▶ Written exercise
Begin with the first line below and retype each line exactly through the line containing "const R = 201;". Any pictures are to be left out.

▶ Stored records
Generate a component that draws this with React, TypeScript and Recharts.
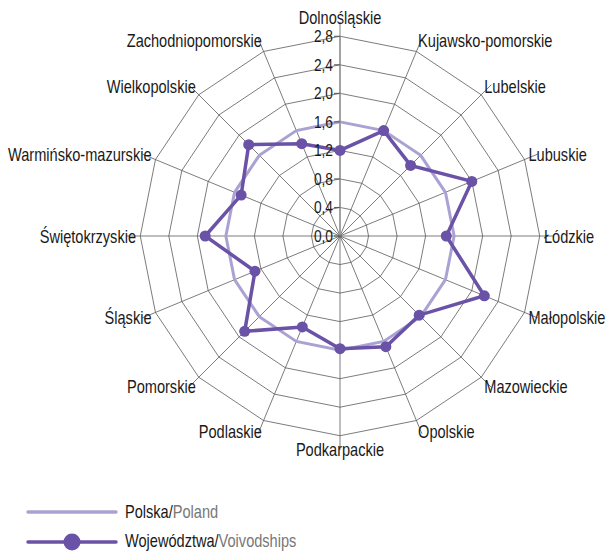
import React from "react";
import {
  RadarChart,
  Radar,
  PolarGrid,
  PolarAngleAxis,
  PolarRadiusAxis,
} from "recharts";

const regions = [
  "Dolnośląskie",
  "Kujawsko-pomorskie",
  "Lubelskie",
  "Lubuskie",
  "Łódzkie",
  "Małopolskie",
  "Mazowieckie",
  "Opolskie",
  "Podkarpackie",
  "Podlaskie",
  "Pomorskie",
  "Śląskie",
  "Świętokrzyskie",
  "Warmińsko-mazurskie",
  "Wielkopolskie",
  "Zachodniopomorskie",
];

const polska = [1.6, 1.6, 1.6, 1.6, 1.6, 1.6, 1.6, 1.6, 1.6, 1.6, 1.6, 1.6, 1.6, 1.6, 1.6, 1.6];
const wojewodztwa = [1.2, 1.6, 1.4, 2.0, 1.49, 2.19, 1.57, 1.68, 1.58, 1.38, 1.89, 1.29, 1.89, 1.5, 1.81, 1.4];

const radiusTicks = [0, 0.4, 0.8, 1.2, 1.6, 2.0, 2.4, 2.8];

const LIGHT = "#aaa2d2";
const DARK = "#6a52a6";
const FONT = "'Liberation Sans', Arial, sans-serif";
const SX = 0.81;

const data = regions.map((name, i) => ({
  name,
  polska: polska[i],
  woj: wojewodztwa[i],
}));

const CX = 340;
const CY = 236;
const R = 201;

const AngleTick = (props: any) => {
  const { payload } = props;
  const a = (payload.coordinate * Math.PI) / 180;
  const c = Math.cos(a);
  const s = Math.sin(a);
  const x = CX + c * (R + 3);
  let y = CY - s * (R + 3);
  let anchor: "start" | "middle" | "end" = "middle";
  if (c > 0.1) anchor = "start";
  else if (c < -0.1) anchor = "end";
  if (Math.abs(c) <= 0.1) {
    y = s > 0 ? CY - R - 18 : CY + R + 12;
  } else {
    y = y - s * 8;
  }
  return (
    <text
      transform={`translate(${x},${y}) scale(${SX},1)`}
      textAnchor={anchor}
      dominantBaseline="central"
      fontFamily={FONT}
      fontSize={18}
      fill="#1a1a1a"
    >
      {payload.value}
    </text>
  );
};

const RadiusTick = (props: any) => {
  const { x, y, payload } = props;
  return (
    <g>
      <line x1={x - 6} y1={y} x2={x} y2={y} stroke="#555" strokeWidth={1} />
      <text
        transform={`translate(${x - 7},${y}) scale(0.86,1)`}
        textAnchor="end"
        dominantBaseline="central"
        fontFamily={FONT}
        fontSize={16}
        fill="#1a1a1a"
      >
        {Number(payload.value).toFixed(1).replace(".", ",")}
      </text>
    </g>
  );
};

const VoivDot = (props: any) => (
  <circle key={`d-${props.index}`} cx={props.cx} cy={props.cy} r={5.5} fill={DARK} />
);

const LegendBox = () => (
  <svg width={608} height={71} style={{ position: "absolute", left: 0, top: 480 }}>
    <line x1={28} y1={32} x2={116} y2={32} stroke={LIGHT} strokeWidth={3.5} strokeLinecap="round" />
    <text transform={`translate(125,31) scale(${SX},1)`} dominantBaseline="central" fontFamily={FONT} fontSize={18}>
      <tspan fill="#1a1a1a">Polska/</tspan>
      <tspan fill="#777">Poland</tspan>
    </text>
    <line x1={28} y1={62} x2={116} y2={62} stroke={DARK} strokeWidth={3.5} strokeLinecap="round" />
    <circle cx={72} cy={62} r={8.5} fill={DARK} />
    <text transform={`translate(125,60) scale(${SX},1)`} dominantBaseline="central" fontFamily={FONT} fontSize={18}>
      <tspan fill="#1a1a1a">Województwa/</tspan>
      <tspan fill="#777">Voivodships</tspan>
    </text>
  </svg>
);

export default function App() {
  return (
    <div style={{ position: "absolute", left: 0, top: 0, width: 608, height: 551, background: "#fff" }}>
      <RadarChart
        width={608}
        height={551}
        data={data}
        cx={CX}
        cy={CY}
        outerRadius={214}
        margin={{ top: 0, right: 0, bottom: 0, left: 0 }}
      >
        <PolarGrid gridType="polygon" stroke="#5a5a5a" strokeWidth={0.8} />
        <PolarAngleAxis dataKey="name" tick={<AngleTick />} tickLine={false} axisLine={false} />
        <PolarRadiusAxis
          angle={90}
          type="number"
          scale="linear"
          domain={[0, 2.8]}
          ticks={radiusTicks as any}
          allowDataOverflow
          orientation="left"
          axisLine={{ stroke: "#999", strokeWidth: 1.5 }}
          tick={<RadiusTick />}
        />
        <Radar
          dataKey="polska"
          stroke={LIGHT}
          strokeWidth={3}
          fill="none"
          fillOpacity={0}
          dot={false}
          isAnimationActive={false}
        />
        <Radar
          dataKey="woj"
          stroke={DARK}
          strokeWidth={3.5}
          fill="none"
          fillOpacity={0}
          dot={VoivDot}
          isAnimationActive={false}
        />
      </RadarChart>
      <LegendBox />
    </div>
  );
}
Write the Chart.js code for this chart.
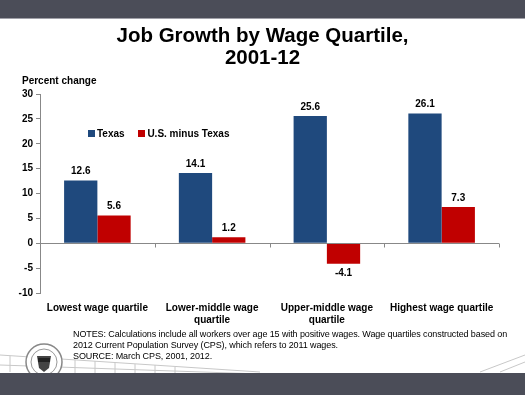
<!DOCTYPE html>
<html>
<head>
<meta charset="utf-8">
<script src="https://cdn.jsdelivr.net/npm/chart.js@4"></script>
<style>
  body { margin: 0; width: 525px; height: 395px; overflow: hidden; background: #fff; font-family: "Liberation Sans", Arial, sans-serif; }
  #wrap { position: relative; width: 525px; height: 395px; }
  #chart { position: absolute; left: 0; top: 0; }
  .topband { position: absolute; left: 0; top: 0; width: 525px; height: 18px; background: #4b4d58; border-bottom: 1px solid #a0a0a8; }
  .botband { position: absolute; left: 0; top: 373px; width: 525px; height: 22px; background: #4b4d58; }
  .title { position: absolute; left: 0; top: 24px; width: 525px; text-align: center; font-weight: bold; font-size: 20.5px; line-height: 22px; color: #000; }
  .ylab { position: absolute; left: 22px; top: 75px; font-weight: bold; font-size: 10px; }
  .legend { position: absolute; left: 88px; top: 128px; font-weight: bold; font-size: 10px; }
  .legend span.sw { display: inline-block; width: 7px; height: 7px; margin-right: 2px; }
  .notes { position: absolute; left: 73px; top: 329px; font-size: 9px; line-height: 11px; letter-spacing: -0.1px; color: #000; white-space: nowrap; }
  svg { position: absolute; left: 0; top: 0; }
</style>
</head>
<body>
<div id="wrap">
  <svg width="525" height="395">
    <g stroke="#c8c8c8" stroke-width="1" fill="none">
      <line x1="0" y1="355" x2="260" y2="372" />
      <line x1="0" y1="365" x2="260" y2="374" />
      <line x1="10" y1="356" x2="10" y2="372" />
      <line x1="75" y1="360" x2="75" y2="373" />
      <line x1="95" y1="361" x2="95" y2="373" />
      <line x1="115" y1="363" x2="115" y2="373" />
      <line x1="135" y1="364" x2="135" y2="373" />
      <line x1="155" y1="365" x2="155" y2="373" />
      <line x1="175" y1="367" x2="175" y2="373" />
      <line x1="480" y1="372" x2="525" y2="355" />
      <line x1="500" y1="372" x2="525" y2="362" />
    </g>
    <circle cx="44" cy="362" r="18" fill="#fff" stroke="#888" stroke-width="1.5" />
    <circle cx="44" cy="362" r="13" fill="#fff" stroke="#999" stroke-width="1" />
    <path d="M37 356 L51 356 L49 368 L44 372 L39 368 Z" fill="#444" />
    <rect x="38" y="358" width="12" height="4" fill="#222" />
  </svg>
  <div class="topband"></div>
  <div class="botband"></div>
  <canvas id="chart" width="525" height="395"></canvas>
  <div class="title">Job Growth by Wage Quartile,<br>2001-12</div>
  <div class="ylab">Percent change</div>
  <div class="legend">
    <span class="sw" style="background:#1f497d"></span>Texas
    <span class="sw" style="background:#c00000;margin-left:11px"></span>U.S. minus Texas
  </div>
  <div class="notes">NOTES: Calculations include all workers over age 15 with positive wages. Wage quartiles constructed based on<br>2012 Current Population Survey (CPS), which refers to 2011 wages.<br>SOURCE: March CPS, 2001, 2012.</div>
</div>
<script>
// dados
const categorias = [
  'Lowest wage quartile',
  ['Lower-middle wage', 'quartile'],
  ['Upper-middle wage', 'quartile'],
  'Highest wage quartile'
];
const texas = [12.6, 14.1, 25.6, 26.1];
const usMenosTexas = [5.6, 1.2, -4.1, 7.3];
const yMin = -10, yMax = 30, yPasso = 5;

const fonte = { family: '"Liberation Sans", Arial, sans-serif', size: 10, weight: 'bold' };

// linha do zero com marcas entre categorias
const linhaZero = {
  id: 'linhaZero',
  afterDatasetsDraw(chart) {
    const { ctx, chartArea, scales } = chart;
    const y0 = Math.round(scales.y.getPixelForValue(0)) + 0.5;
    ctx.save();
    ctx.strokeStyle = '#888';
    ctx.lineWidth = 1;
    ctx.beginPath();
    ctx.moveTo(chartArea.left, y0);
    ctx.lineTo(chartArea.right, y0);
    const n = categorias.length;
    for (let i = 1; i <= n; i++) {
      const x = Math.round(chartArea.left + (chartArea.right - chartArea.left) * i / n) + 0.5;
      ctx.moveTo(x, y0);
      ctx.lineTo(x, y0 + 4);
    }
    ctx.stroke();
    ctx.restore();
  }
};

// rótulos de valor
const rotulos = {
  id: 'rotulos',
  afterDatasetsDraw(chart) {
    const { ctx } = chart;
    ctx.save();
    ctx.font = 'bold 10px "Liberation Sans", Arial, sans-serif';
    ctx.fillStyle = '#000';
    ctx.textAlign = 'center';
    chart.data.datasets.forEach((ds, i) => {
      chart.getDatasetMeta(i).data.forEach((bar, j) => {
        const v = ds.data[j];
        if (v >= 0) {
          ctx.textBaseline = 'bottom';
          ctx.fillText(v.toFixed(1), bar.x, bar.y - 4);
        } else {
          ctx.textBaseline = 'top';
          ctx.fillText(v.toFixed(1), bar.x, bar.y + 5);
        }
      });
    });
    ctx.restore();
  }
};

new Chart(document.getElementById('chart'), {
  type: 'bar',
  data: {
    labels: categorias,
    datasets: [
      { label: 'Texas', data: texas, backgroundColor: '#1f497d' },
      { label: 'U.S. minus Texas', data: usMenosTexas, backgroundColor: '#c00000' }
    ]
  },
  options: {
    responsive: false,
    animation: false,
    layout: { padding: { left: 0, top: 94, right: 26, bottom: 0 } },
    datasets: { bar: { categoryPercentage: 0.58, barPercentage: 1.0 } },
    plugins: { legend: { display: false }, tooltip: { enabled: false } },
    scales: {
      x: {
        grid: { display: false },
        border: { display: false },
        ticks: { color: '#000', font: fonte, padding: 1, maxRotation: 0, autoSkip: false },
        afterFit(s) { s.height = 102; }
      },
      y: {
        min: yMin,
        max: yMax,
        ticks: { stepSize: yPasso, color: '#000', font: fonte, padding: 3 },
        grid: { drawOnChartArea: false, drawTicks: true, tickLength: 4, color: '#888' },
        border: { display: true, color: '#888' },
        afterFit(s) { s.width = 40; }
      }
    }
  },
  plugins: [linhaZero, rotulos]
});
</script>
</body>
</html>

▶ Exercise result
Generate a component that draws this with React, TypeScript and Recharts.
import React from "react";
import {
  RadarChart,
  Radar,
  PolarGrid,
  PolarAngleAxis,
  PolarRadiusAxis,
} from "recharts";

const regions = [
  "Dolnośląskie",
  "Kujawsko-pomorskie",
  "Lubelskie",
  "Lubuskie",
  "Łódzkie",
  "Małopolskie",
  "Mazowieckie",
  "Opolskie",
  "Podkarpackie",
  "Podlaskie",
  "Pomorskie",
  "Śląskie",
  "Świętokrzyskie",
  "Warmińsko-mazurskie",
  "Wielkopolskie",
  "Zachodniopomorskie",
];

const polska = [1.6, 1.6, 1.6, 1.6, 1.6, 1.6, 1.6, 1.6, 1.6, 1.6, 1.6, 1.6, 1.6, 1.6, 1.6, 1.6];
const wojewodztwa = [1.2, 1.6, 1.4, 2.0, 1.49, 2.19, 1.57, 1.68, 1.58, 1.38, 1.89, 1.29, 1.89, 1.5, 1.81, 1.4];

const radiusTicks = [0, 0.4, 0.8, 1.2, 1.6, 2.0, 2.4, 2.8];

const LIGHT = "#aaa2d2";
const DARK = "#6a52a6";
const FONT = "'Liberation Sans', Arial, sans-serif";
const SX = 0.81;

const data = regions.map((name, i) => ({
  name,
  polska: polska[i],
  woj: wojewodztwa[i],
}));

const CX = 340;
const CY = 236;
const R = 201;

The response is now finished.